L’endroit est indéterminé, les noms de lieux sont fictifs, aucune date n’est donnée. Les lettres elles-mêmes ne sont pas datées et sont présentées dans un ordre aléatoire, comme un puzzle dont les pièces auraient été dispersées et mélangées. Si seules les lettres d’Aïda ont été retrouvées, la voix de Xavier se fait tout de même entendre : le détenu a écrit à la main quelques mots au verso (laissé libre) des feuilles qu’il recevait. Le contraste est frappant entre la tendresse, la passion amoureuse, la description des gens, des choses et des paysages que fait Aïda, et ses notes à lui, qui ressemblent étrangement à celles que prendrait un écrivain avant de se lancer dans un manuscrit : la situation des désosseurs d’épave dans le tiers-monde, les promesses politiques jamais tenues, les stratégies de résistance, les lois injustes qu’il faut combattre, l’accès à l’eau potable...

L’extérieur que décrit Aïda est loin d’être idyllique : son environnement proche est celui d’une ville en état de siège, sous la coupe d’une armée d’occupation (on ne peut s’empêcher de penser à l’Irak, ou à la Palestine) où tout est précaire, rien n’est acquis. Comme si elle aussi était enfermée dans une prison plus vaste, sans barreaux mais sans espoir d’évasion. Pourtant, elle tire de ce quotidien ce qu’il a de plus beau, nourrissant ses lettres de bruits, de parfums, de couleurs, de sensations qu’elle offre en partage à celui qu’elle aime.

Par moments, elle évoque aussi des souvenirs de la vie d’avant, quand ils étaient libres ensemble, notamment dans un étonnant passage où ils sont dans un petit avion piloté par Xavier et qui fait des loopings. La description des manœuvres techniques est d’une précision chirurgicale, celle des sensations d’Aïda, qui voit la ligne d’horizon basculer et le sol venir à sa rencontre, d’une poésie renversante (c’est le cas de le dire) : « La terre et le ciel se sont enroulés autour du mât dans tous les sens comme un drapeau, et le temps s’est évanoui. Quand il n’y a plus d’équilibre, le temps s’arrête, pas vrai ? »

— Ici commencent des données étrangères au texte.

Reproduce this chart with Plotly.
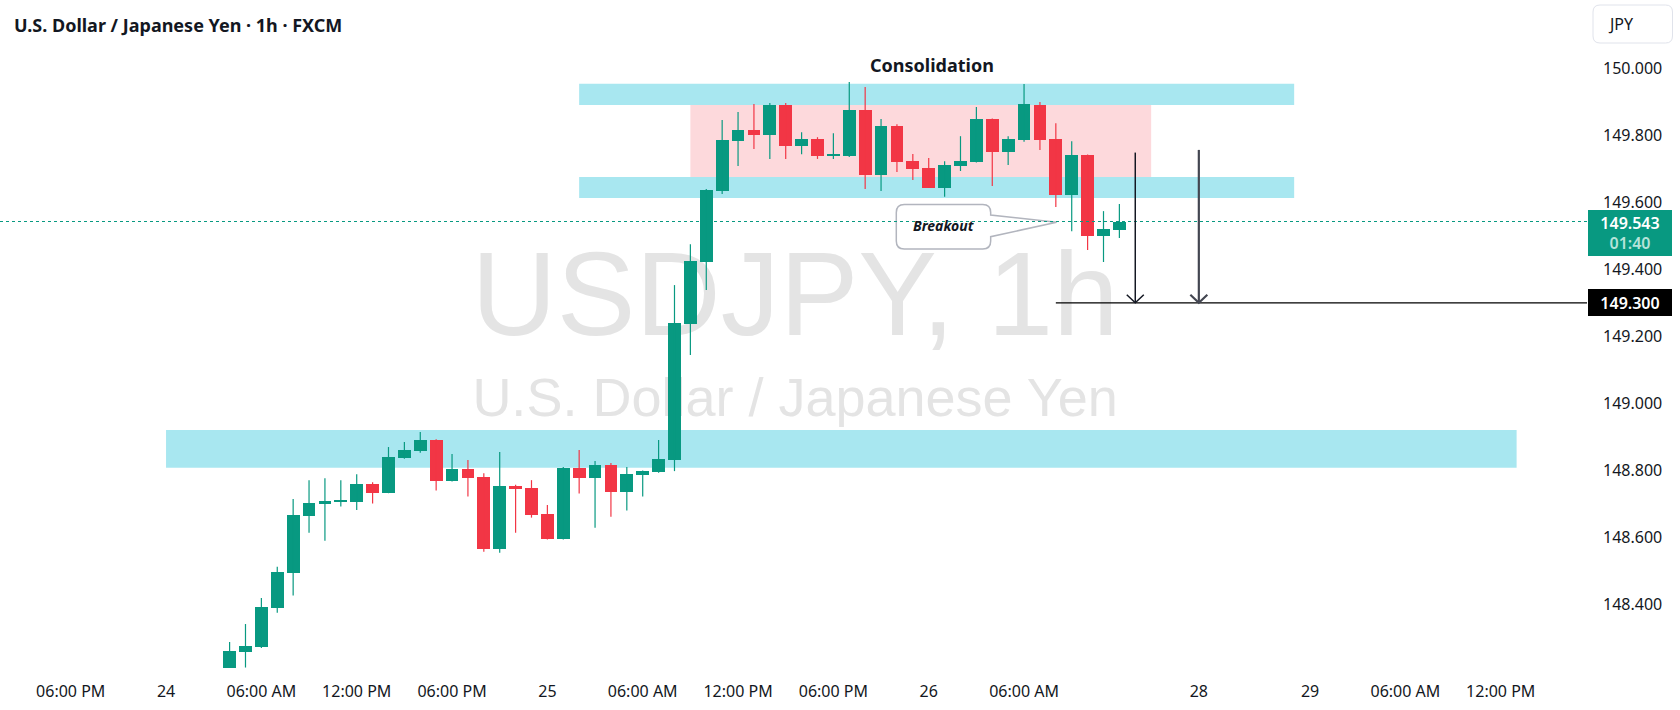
import plotly.graph_objects as go

# ---------------- data ----------------
first_bar = 4  # bar index of first candle (bar 0 = 24 Sep 00:00, 1h bars, weekend compressed)
opens = [148.205, 148.256, 148.271, 148.388, 148.493, 148.664, 148.700, 148.706, 148.706, 148.758,
         148.733, 148.837, 148.858, 148.890, 148.768, 148.803, 148.779, 148.565, 148.753, 148.747,
         148.669, 148.595, 148.806, 148.777, 148.815, 148.736, 148.786, 148.795, 148.830, 149.236,
         149.422, 149.634, 149.783, 149.816, 149.801, 149.891, 149.769, 149.789, 149.739, 149.739,
         149.876, 149.682, 149.828, 149.723, 149.703, 149.643, 149.709, 149.721, 149.849, 149.751,
         149.787, 149.891, 149.789, 149.622, 149.741, 149.499, 149.517]
highs = [148.286, 148.340, 148.418, 148.511, 148.714, 148.770, 148.776, 148.770, 148.788, 148.764,
         148.869, 148.884, 148.914, 148.892, 148.848, 148.830, 148.791, 148.854, 148.756, 148.770,
         148.696, 148.809, 148.860, 148.827, 148.821, 148.809, 148.799, 148.890, 149.353, 149.475,
         149.640, 149.846, 149.870, 149.894, 149.897, 149.897, 149.810, 149.795, 149.807, 149.960,
         149.945, 149.849, 149.834, 149.745, 149.733, 149.723, 149.798, 149.885, 149.851, 149.798,
         149.954, 149.900, 149.837, 149.783, 149.743, 149.574, 149.595]
lows = [148.190, 148.210, 148.268, 148.374, 148.425, 148.613, 148.589, 148.691, 148.681, 148.700,
        148.731, 148.834, 148.852, 148.739, 148.766, 148.721, 148.556, 148.553, 148.613, 148.658,
        148.593, 148.593, 148.730, 148.628, 148.661, 148.679, 148.721, 148.792, 148.797, 149.144,
        149.338, 149.625, 149.709, 149.760, 149.730, 149.730, 149.744, 149.730, 149.730, 149.736,
        149.640, 149.634, 149.691, 149.667, 149.643, 149.617, 149.694, 149.719, 149.649, 149.712,
        149.781, 149.757, 149.586, 149.514, 149.458, 149.422, 149.494]
closes = [148.259, 148.274, 148.391, 148.495, 148.666, 148.702, 148.708, 148.709, 148.758, 148.733,
          148.839, 148.860, 148.890, 148.768, 148.803, 148.777, 148.565, 148.753, 148.745, 148.667,
          148.595, 148.806, 148.777, 148.815, 148.736, 148.788, 148.797, 148.833, 149.239, 149.425,
          149.637, 149.786, 149.816, 149.801, 149.891, 149.769, 149.789, 149.739, 149.742, 149.876,
          149.682, 149.828, 149.720, 149.700, 149.643, 149.711, 149.723, 149.849, 149.751, 149.789,
          149.894, 149.787, 149.622, 149.741, 149.499, 149.520, 149.543]

tick_index = [-6, 0, 6, 12, 18, 24, 30, 36, 42, 48, 54, 65, 72, 78, 84]
tick_text = ["06:00 PM", "24", "06:00 AM", "12:00 PM", "06:00 PM", "25", "06:00 AM", "12:00 PM",
             "06:00 PM", "26", "06:00 AM", "28", "29", "06:00 AM", "12:00 PM"]
price_ticks = [148.4, 148.6, 148.8, 149.0, 149.2, 149.4, 149.6, 149.8, 150.0]

last_price = 149.543
countdown = "01:40"
target_price = 149.300

support_zone = (148.807, 148.920)
range_top_zone = (149.891, 149.955)
range_bottom_zone = (149.613, 149.676)

# ---------------- styling ----------------
UP = "#089981"
DOWN = "#f23645"
CYAN = "#a8e7f0"
PINK = "#fdd9dc"
TXT = "#131722"
FONT = "Noto Sans"

X_RANGE = [-10.45, 89.43]
Y_RANGE = [148.2086, 150.205]
PLOT_W = 1587.0
PLOT_H = 668.0

idx = [first_bar + i for i in range(len(opens))]
colors = [UP if c >= o else DOWN for o, c in zip(opens, closes)]

fig = go.Figure()

# bodies
fig.add_trace(go.Bar(
    x=idx,
    y=[abs(c - o) for o, c in zip(opens, closes)],
    base=[min(o, c) for o, c in zip(opens, closes)],
    width=0.8,
    marker=dict(color=colors, line=dict(width=0)),
    hoverinfo="skip",
    showlegend=False,
))

# wicks
for col in (UP, DOWN):
    wx, wy = [], []
    for i, o, h, l, c in zip(idx, opens, highs, lows, closes):
        if (UP if c >= o else DOWN) == col:
            wx += [i, i, None]
            wy += [l, h, None]
    fig.add_trace(go.Scatter(x=wx, y=wy, mode="lines", line=dict(color=col, width=1.2),
                             hoverinfo="skip", showlegend=False))

shapes = []
# watermark (below everything)
shapes.append(dict(type="rect", xref="paper", yref="paper", x0=0.49, x1=0.512, y0=0.571, y1=0.582,
                   line=dict(width=0), fillcolor="rgba(0,0,0,0)", layer="below",
                   label=dict(text="USDJPY, 1h", textposition="middle center",
                              font=dict(family="Liberation Sans", size=118, color="#e4e4e4"))))
shapes.append(dict(type="rect", xref="paper", yref="paper", x0=0.49, x1=0.512, y0=0.407, y1=0.418,
                   line=dict(width=0), fillcolor="rgba(0,0,0,0)", layer="below",
                   label=dict(text="U.S. Dollar / Japanese Yen", textposition="middle center",
                              font=dict(family="Liberation Sans", size=54, color="#e4e4e4"))))
# zones
shapes.append(dict(type="rect", xref="x", yref="y", x0=0, x1=85, y0=support_zone[0], y1=support_zone[1],
                   fillcolor=CYAN, line=dict(width=0), layer="below"))
shapes.append(dict(type="rect", xref="x", yref="y", x0=26, x1=71, y0=range_top_zone[0], y1=range_top_zone[1],
                   fillcolor=CYAN, line=dict(width=0), layer="below"))
shapes.append(dict(type="rect", xref="x", yref="y", x0=26, x1=71, y0=range_bottom_zone[0], y1=range_bottom_zone[1],
                   fillcolor=CYAN, line=dict(width=0), layer="below"))
shapes.append(dict(type="rect", xref="x", yref="y", x0=33, x1=62, y0=range_bottom_zone[1], y1=range_top_zone[0],
                   fillcolor=PINK, line=dict(width=0), layer="below"))

# callout "Breakout"
bx0, bx1, by0, by1 = 45.96, 51.9, 149.461, 149.594
rx, ry = 0.5, 0.024
pa, pb = 149.5625, 149.4976
tipx, tipy = 56.05, 149.541
path = (f"M{bx0+rx},{by1} L{bx1-rx},{by1} Q{bx1},{by1} {bx1},{by1-ry} L{bx1},{pa} L{tipx},{tipy} "
        f"L{bx1},{pb} L{bx1},{by0+ry} Q{bx1},{by0} {bx1-rx},{by0} L{bx0+rx},{by0} "
        f"Q{bx0},{by0} {bx0},{by0+ry} L{bx0},{by1-ry} Q{bx0},{by1} {bx0+rx},{by1} Z")
shapes.append(dict(type="path", xref="x", yref="y", path=path, fillcolor="white",
                   line=dict(color="#b2b5be", width=1.5), layer="above"))

# last price dotted line
shapes.append(dict(type="line", xref="paper", yref="y", x0=0, x1=1, y0=last_price, y1=last_price,
                   line=dict(color=UP, width=1, dash="dot")))
# target line
shapes.append(dict(type="line", xref="x", yref="y", x0=56, x1=X_RANGE[1], y0=target_price, y1=target_price,
                   line=dict(color="#000000", width=1.3)))
# arrows
for ax_, top, col, w in ((61, 149.749, TXT, 1.5), (65, 149.757, "#434651", 2.2)):
    shapes.append(dict(type="line", xref="x", yref="y", x0=ax_, x1=ax_, y0=top, y1=target_price,
                       line=dict(color=col, width=w)))
    shapes.append(dict(type="path", xref="x", yref="y", xsizemode="pixel", ysizemode="pixel",
                       xanchor=ax_, yanchor=target_price, path="M-8.5,8 L0,0 L8.5,8",
                       line=dict(color=col, width=w)))

# JPY box (rounded) on price scale
def px(xp):
    return xp / PLOT_W

def py(yp):
    return 1 - yp / PLOT_H

jx0, jx1, jy0, jy1 = px(1593), px(1672.5), py(43), py(5)
jrx, jry = 7 / PLOT_W, 7 / PLOT_H
jpath = (f"M{jx0+jrx},{jy1} L{jx1-jrx},{jy1} Q{jx1},{jy1} {jx1},{jy1-jry} L{jx1},{jy0+jry} "
         f"Q{jx1},{jy0} {jx1-jrx},{jy0} L{jx0+jrx},{jy0} Q{jx0},{jy0} {jx0},{jy0+jry} "
         f"L{jx0},{jy1-jry} Q{jx0},{jy1} {jx0+jrx},{jy1} Z")
shapes.append(dict(type="path", xref="paper", yref="paper", path=jpath, fillcolor="white",
                   line=dict(color="#e0e3eb", width=1)))

annotations = [
    dict(text="<b>U.S. Dollar / Japanese Yen · 1h · FXCM</b>", xref="paper", yref="paper",
         x=0, y=1, xanchor="left", yanchor="middle", xshift=12, yshift=-25, showarrow=False,
         font=dict(family=FONT, size=18, color=TXT)),
    dict(text="<b>Consolidation</b>", xref="x", yref="y", x=48.2, y=150.01, showarrow=False,
         font=dict(family=FONT, size=18, color=TXT)),
    dict(text="<b><i>Breakout</i></b>", xref="x", yref="y", x=48.96, y=149.530, showarrow=False,
         font=dict(family=FONT, size=14, color=TXT)),
    dict(text="JPY", xref="paper", yref="paper", x=px(1606), y=py(24), xanchor="left", yanchor="middle",
         showarrow=False, font=dict(family=FONT, size=16, color=TXT)),
    dict(text=f"{last_price:.3f}<br><span style='color:#b5e3d9'>{countdown}</span>", xref="paper", yref="y",
         x=1, y=149.509, xanchor="left", yanchor="middle", xshift=1, showarrow=False,
         width=84, height=46, bgcolor=UP, borderpad=0, borderwidth=0, align="center",
         font=dict(family=FONT, size=16, color="white", weight=600)),
    dict(text=f"{target_price:.3f}", xref="paper", yref="y",
         x=1, y=target_price, xanchor="left", yanchor="middle", xshift=1, showarrow=False,
         width=84, height=27, bgcolor="#000000", borderpad=0, borderwidth=0, align="center",
         font=dict(family=FONT, size=16, color="white", weight=600)),
]

fig.update_layout(
    width=1680, height=710,
    margin=dict(l=0, r=1680 - int(PLOT_W), t=0, b=710 - int(PLOT_H)),
    paper_bgcolor="white", plot_bgcolor="white",
    shapes=shapes, annotations=annotations,
    showlegend=False, bargap=0,
    xaxis=dict(range=X_RANGE, tickmode="array", tickvals=tick_index, ticktext=tick_text,
               showgrid=False, zeroline=False, showline=False, ticks="",
               ticklabelstandoff=12, tickfont=dict(family=FONT, size=16, color=TXT),
               fixedrange=True),
    yaxis=dict(range=Y_RANGE, side="right", tickmode="array", tickvals=price_ticks,
               ticktext=[f"{v:.3f}" for v in price_ticks],
               showgrid=False, zeroline=False, showline=False, ticks="",
               ticklabelstandoff=15, tickfont=dict(family=FONT, size=16, color=TXT),
               fixedrange=True),
)

fig.write_html("out.html")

On ne saura pas grand chose du quotidien carcéral de Xavier, hormis une anecdote sur un chaton blanc retrouvé mourant dans la cour, on ne saura pas pourquoi il a été arrêté ni s’il a été jugé. Quand les lettres ont été trouvées, Xavier avait quitté sa cellule (évadé ? exécuté ? On ne le saura pas). De A à X est un roman à trous que le lecteur est invité à combler avec ses propres questions, son propre vécu ou son propre imaginaire. Par les temps qui courent, nul besoin, pourtant, d’avoir recours à l’imagination : en 2008, il y avait plus de 64 000 détenus dans les prisons françaises, et 577 816 gardes à vue ont eu lieu dans l’année, en hausse de 35% en cinq ans.

Sur le ruban de coton qui entoure le deuxième des trois paquets de lettres, quelques mots sont écrits à l’encre : « Nous n’avons pas l’espoir : nous lui donnons refuge. » Un message que John Berger, 83 ans, transmet ainsi aux jeunes générations.